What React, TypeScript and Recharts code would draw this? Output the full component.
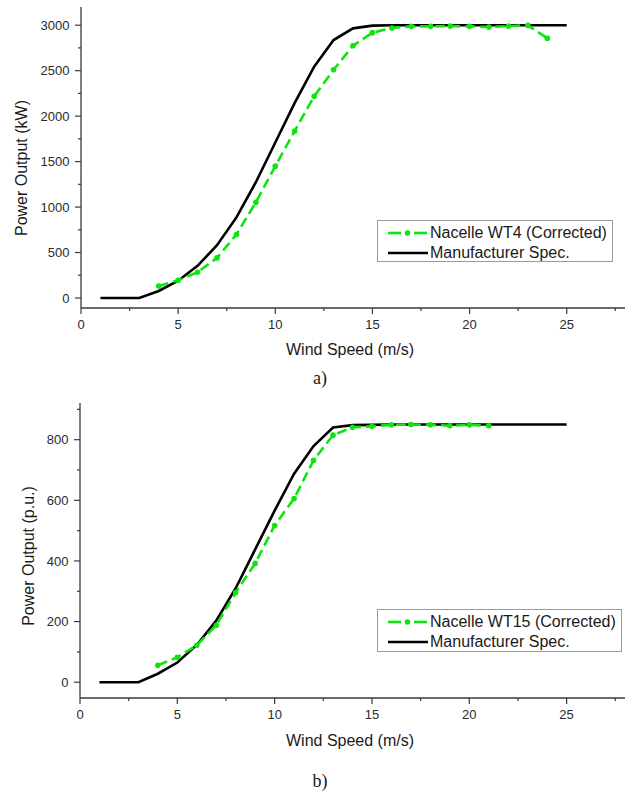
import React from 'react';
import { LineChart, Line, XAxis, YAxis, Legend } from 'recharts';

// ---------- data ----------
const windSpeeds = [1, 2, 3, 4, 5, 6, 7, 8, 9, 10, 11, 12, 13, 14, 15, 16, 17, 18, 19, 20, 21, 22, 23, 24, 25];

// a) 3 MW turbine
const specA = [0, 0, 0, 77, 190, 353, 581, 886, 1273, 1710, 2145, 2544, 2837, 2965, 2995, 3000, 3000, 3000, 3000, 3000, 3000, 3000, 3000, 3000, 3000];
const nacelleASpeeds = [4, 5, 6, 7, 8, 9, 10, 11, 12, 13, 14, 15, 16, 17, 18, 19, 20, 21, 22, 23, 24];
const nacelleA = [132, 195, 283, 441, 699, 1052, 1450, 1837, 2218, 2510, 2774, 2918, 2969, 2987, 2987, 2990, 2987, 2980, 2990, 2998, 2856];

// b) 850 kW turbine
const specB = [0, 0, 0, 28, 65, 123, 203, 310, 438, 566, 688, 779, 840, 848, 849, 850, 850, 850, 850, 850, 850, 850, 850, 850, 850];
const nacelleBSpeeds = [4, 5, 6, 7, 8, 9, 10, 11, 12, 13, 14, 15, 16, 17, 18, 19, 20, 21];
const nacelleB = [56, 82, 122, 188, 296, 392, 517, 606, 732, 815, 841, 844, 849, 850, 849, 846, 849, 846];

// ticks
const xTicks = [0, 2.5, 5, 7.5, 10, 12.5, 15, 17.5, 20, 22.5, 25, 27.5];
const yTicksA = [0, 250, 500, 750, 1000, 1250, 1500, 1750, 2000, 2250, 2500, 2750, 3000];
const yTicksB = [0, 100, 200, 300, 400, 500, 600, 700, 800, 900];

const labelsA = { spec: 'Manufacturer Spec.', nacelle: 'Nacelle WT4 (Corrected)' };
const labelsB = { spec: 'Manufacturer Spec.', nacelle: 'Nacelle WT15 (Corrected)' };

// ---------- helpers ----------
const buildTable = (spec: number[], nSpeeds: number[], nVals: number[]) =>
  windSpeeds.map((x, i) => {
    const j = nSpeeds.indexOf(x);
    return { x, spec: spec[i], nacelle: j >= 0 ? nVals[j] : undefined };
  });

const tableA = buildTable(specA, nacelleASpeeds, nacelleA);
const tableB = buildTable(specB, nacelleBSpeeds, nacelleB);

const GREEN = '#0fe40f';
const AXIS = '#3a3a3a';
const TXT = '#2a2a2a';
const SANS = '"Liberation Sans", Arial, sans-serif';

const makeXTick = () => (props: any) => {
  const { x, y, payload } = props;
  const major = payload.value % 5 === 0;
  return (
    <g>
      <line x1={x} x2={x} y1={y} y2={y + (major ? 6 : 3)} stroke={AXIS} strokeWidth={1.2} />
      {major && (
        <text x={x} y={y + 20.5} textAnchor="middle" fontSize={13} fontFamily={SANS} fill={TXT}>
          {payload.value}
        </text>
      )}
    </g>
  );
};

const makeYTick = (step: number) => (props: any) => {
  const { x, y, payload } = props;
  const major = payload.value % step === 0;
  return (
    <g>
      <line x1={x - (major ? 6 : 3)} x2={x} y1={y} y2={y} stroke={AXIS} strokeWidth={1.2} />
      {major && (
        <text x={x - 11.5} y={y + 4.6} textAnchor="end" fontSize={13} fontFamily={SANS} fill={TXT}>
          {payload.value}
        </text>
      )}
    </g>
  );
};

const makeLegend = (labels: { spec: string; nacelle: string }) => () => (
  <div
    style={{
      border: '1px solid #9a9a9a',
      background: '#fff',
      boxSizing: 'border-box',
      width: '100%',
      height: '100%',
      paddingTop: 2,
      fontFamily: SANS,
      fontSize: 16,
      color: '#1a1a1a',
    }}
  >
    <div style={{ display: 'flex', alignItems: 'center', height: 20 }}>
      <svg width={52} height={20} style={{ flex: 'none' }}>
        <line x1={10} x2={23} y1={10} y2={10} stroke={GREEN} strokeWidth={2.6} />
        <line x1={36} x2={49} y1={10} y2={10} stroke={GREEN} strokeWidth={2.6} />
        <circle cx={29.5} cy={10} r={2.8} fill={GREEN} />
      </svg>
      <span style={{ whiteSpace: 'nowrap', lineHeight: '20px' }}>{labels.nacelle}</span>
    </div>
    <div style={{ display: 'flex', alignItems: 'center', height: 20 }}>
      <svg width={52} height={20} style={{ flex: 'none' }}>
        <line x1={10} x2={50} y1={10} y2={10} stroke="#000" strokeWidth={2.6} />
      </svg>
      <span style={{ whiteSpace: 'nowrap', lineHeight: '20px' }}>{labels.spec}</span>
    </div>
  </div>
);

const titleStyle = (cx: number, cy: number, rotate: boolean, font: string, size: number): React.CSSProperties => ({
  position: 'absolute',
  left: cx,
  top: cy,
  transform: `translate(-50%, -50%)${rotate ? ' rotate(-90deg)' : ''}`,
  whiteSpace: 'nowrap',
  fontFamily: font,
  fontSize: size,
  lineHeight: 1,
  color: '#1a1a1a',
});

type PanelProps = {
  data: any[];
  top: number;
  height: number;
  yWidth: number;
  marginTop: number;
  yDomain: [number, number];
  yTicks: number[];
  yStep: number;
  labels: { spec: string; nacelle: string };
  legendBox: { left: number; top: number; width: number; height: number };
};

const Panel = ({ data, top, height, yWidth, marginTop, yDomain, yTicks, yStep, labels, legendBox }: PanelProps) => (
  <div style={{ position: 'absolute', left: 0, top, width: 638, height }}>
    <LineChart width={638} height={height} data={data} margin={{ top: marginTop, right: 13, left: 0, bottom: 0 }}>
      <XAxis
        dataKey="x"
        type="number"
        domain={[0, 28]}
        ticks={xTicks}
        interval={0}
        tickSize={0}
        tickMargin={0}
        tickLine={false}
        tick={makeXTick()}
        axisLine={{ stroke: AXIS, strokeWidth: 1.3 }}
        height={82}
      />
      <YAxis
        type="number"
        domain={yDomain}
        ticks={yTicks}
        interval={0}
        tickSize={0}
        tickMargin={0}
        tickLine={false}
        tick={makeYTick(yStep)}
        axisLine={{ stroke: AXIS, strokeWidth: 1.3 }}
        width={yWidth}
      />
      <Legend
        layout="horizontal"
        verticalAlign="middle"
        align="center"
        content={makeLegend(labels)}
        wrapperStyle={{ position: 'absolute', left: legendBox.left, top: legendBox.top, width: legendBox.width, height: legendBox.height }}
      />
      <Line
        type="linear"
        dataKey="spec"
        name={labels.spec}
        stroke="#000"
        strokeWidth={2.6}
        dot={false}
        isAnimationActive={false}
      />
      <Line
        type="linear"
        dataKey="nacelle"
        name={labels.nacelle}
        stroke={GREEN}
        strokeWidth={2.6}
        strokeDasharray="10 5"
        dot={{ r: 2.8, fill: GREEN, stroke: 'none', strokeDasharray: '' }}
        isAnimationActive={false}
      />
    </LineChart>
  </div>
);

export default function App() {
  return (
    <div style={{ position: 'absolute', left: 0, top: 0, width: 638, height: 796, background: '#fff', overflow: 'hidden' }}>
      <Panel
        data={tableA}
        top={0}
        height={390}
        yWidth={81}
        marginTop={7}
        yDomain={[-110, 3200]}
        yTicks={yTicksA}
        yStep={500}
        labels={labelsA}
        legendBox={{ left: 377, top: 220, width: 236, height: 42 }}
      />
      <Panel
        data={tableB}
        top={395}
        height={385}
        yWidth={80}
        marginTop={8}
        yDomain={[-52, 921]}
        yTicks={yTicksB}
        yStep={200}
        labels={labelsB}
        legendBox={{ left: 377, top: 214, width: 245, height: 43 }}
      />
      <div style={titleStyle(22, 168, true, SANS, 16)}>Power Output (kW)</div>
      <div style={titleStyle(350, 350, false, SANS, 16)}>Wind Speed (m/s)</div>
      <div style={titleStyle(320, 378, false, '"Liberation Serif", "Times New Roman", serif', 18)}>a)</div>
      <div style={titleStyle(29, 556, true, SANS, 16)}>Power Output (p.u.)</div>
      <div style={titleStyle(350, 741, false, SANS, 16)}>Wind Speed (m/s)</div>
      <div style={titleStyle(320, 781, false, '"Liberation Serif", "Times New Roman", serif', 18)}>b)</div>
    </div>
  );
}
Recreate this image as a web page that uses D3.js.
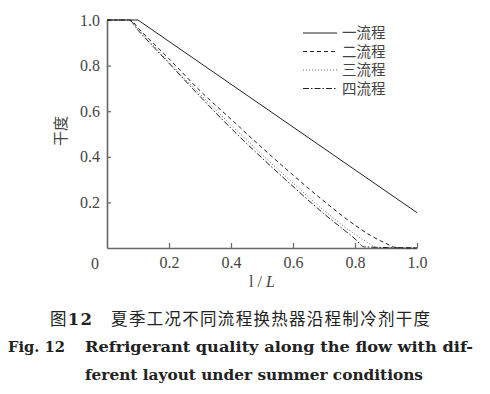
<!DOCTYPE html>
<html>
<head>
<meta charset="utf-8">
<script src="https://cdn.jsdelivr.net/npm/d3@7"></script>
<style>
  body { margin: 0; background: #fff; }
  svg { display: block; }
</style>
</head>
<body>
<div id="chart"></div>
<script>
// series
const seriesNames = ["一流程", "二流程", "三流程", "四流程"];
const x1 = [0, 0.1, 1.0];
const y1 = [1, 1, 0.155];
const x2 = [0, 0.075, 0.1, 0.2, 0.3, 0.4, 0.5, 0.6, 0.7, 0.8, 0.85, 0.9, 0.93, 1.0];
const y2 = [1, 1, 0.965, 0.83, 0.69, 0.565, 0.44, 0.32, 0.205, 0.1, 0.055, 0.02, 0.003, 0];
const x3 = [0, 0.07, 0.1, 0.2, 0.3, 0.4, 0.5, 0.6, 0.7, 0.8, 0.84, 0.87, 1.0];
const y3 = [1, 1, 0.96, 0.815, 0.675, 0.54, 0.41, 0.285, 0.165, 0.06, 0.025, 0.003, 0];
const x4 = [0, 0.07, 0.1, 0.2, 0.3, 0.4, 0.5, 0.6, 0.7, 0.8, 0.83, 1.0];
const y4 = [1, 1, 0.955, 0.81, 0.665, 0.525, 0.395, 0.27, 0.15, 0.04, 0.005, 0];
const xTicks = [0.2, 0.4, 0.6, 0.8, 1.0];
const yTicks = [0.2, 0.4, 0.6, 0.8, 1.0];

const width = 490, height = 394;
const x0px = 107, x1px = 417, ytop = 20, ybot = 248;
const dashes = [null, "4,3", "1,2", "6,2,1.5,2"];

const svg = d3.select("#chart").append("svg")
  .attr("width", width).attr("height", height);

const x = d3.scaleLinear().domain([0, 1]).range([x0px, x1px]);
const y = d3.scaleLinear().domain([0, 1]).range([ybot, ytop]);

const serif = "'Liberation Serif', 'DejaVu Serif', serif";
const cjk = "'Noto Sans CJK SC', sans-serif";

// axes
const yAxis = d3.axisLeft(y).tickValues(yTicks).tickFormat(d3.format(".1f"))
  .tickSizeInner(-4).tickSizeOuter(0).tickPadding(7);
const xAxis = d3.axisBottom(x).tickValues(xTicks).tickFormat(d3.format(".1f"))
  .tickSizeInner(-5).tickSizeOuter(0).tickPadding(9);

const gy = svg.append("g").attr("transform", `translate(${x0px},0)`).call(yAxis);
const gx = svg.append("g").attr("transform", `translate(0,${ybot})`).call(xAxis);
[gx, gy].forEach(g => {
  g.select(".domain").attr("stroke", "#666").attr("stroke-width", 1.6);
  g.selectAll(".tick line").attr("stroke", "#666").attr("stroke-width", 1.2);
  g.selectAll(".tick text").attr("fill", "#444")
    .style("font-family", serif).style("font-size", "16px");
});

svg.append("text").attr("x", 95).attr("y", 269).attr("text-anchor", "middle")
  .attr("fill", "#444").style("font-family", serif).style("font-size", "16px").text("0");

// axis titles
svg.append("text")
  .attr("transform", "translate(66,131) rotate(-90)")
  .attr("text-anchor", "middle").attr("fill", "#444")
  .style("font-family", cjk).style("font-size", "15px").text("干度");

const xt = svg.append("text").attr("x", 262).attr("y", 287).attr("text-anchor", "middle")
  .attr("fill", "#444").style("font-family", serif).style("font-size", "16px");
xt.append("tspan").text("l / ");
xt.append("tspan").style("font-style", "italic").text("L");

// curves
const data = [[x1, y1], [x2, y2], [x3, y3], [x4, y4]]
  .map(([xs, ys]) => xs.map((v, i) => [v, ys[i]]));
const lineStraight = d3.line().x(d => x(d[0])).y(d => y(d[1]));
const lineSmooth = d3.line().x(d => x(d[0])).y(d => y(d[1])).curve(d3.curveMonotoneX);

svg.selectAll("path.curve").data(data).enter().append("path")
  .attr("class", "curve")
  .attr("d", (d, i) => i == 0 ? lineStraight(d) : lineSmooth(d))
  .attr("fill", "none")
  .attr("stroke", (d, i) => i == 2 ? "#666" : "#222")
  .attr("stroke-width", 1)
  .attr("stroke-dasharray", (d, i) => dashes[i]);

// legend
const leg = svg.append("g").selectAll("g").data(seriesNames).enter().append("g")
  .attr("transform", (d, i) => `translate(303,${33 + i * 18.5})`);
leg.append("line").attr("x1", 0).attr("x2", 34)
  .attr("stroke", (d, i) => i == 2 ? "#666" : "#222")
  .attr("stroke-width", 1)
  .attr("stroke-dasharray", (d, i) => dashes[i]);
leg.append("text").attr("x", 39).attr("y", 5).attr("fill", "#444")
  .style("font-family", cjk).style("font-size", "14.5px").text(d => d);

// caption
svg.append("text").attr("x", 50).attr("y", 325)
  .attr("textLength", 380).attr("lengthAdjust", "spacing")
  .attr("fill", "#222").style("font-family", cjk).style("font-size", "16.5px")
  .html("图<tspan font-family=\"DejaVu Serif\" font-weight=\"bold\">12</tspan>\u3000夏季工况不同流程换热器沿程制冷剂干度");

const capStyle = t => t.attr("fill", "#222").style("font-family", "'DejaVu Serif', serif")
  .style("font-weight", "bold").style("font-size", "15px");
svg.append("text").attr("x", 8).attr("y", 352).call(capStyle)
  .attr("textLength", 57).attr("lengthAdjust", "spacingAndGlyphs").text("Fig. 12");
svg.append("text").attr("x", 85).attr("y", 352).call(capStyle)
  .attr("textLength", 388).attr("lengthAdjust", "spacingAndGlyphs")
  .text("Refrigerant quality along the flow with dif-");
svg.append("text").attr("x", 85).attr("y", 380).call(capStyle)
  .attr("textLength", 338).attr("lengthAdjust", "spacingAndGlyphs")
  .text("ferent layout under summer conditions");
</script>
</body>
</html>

| Task details |
Tally up how many lines in the preceding listing contain the word "Output". Give nothing but the number.

| Final answer |
3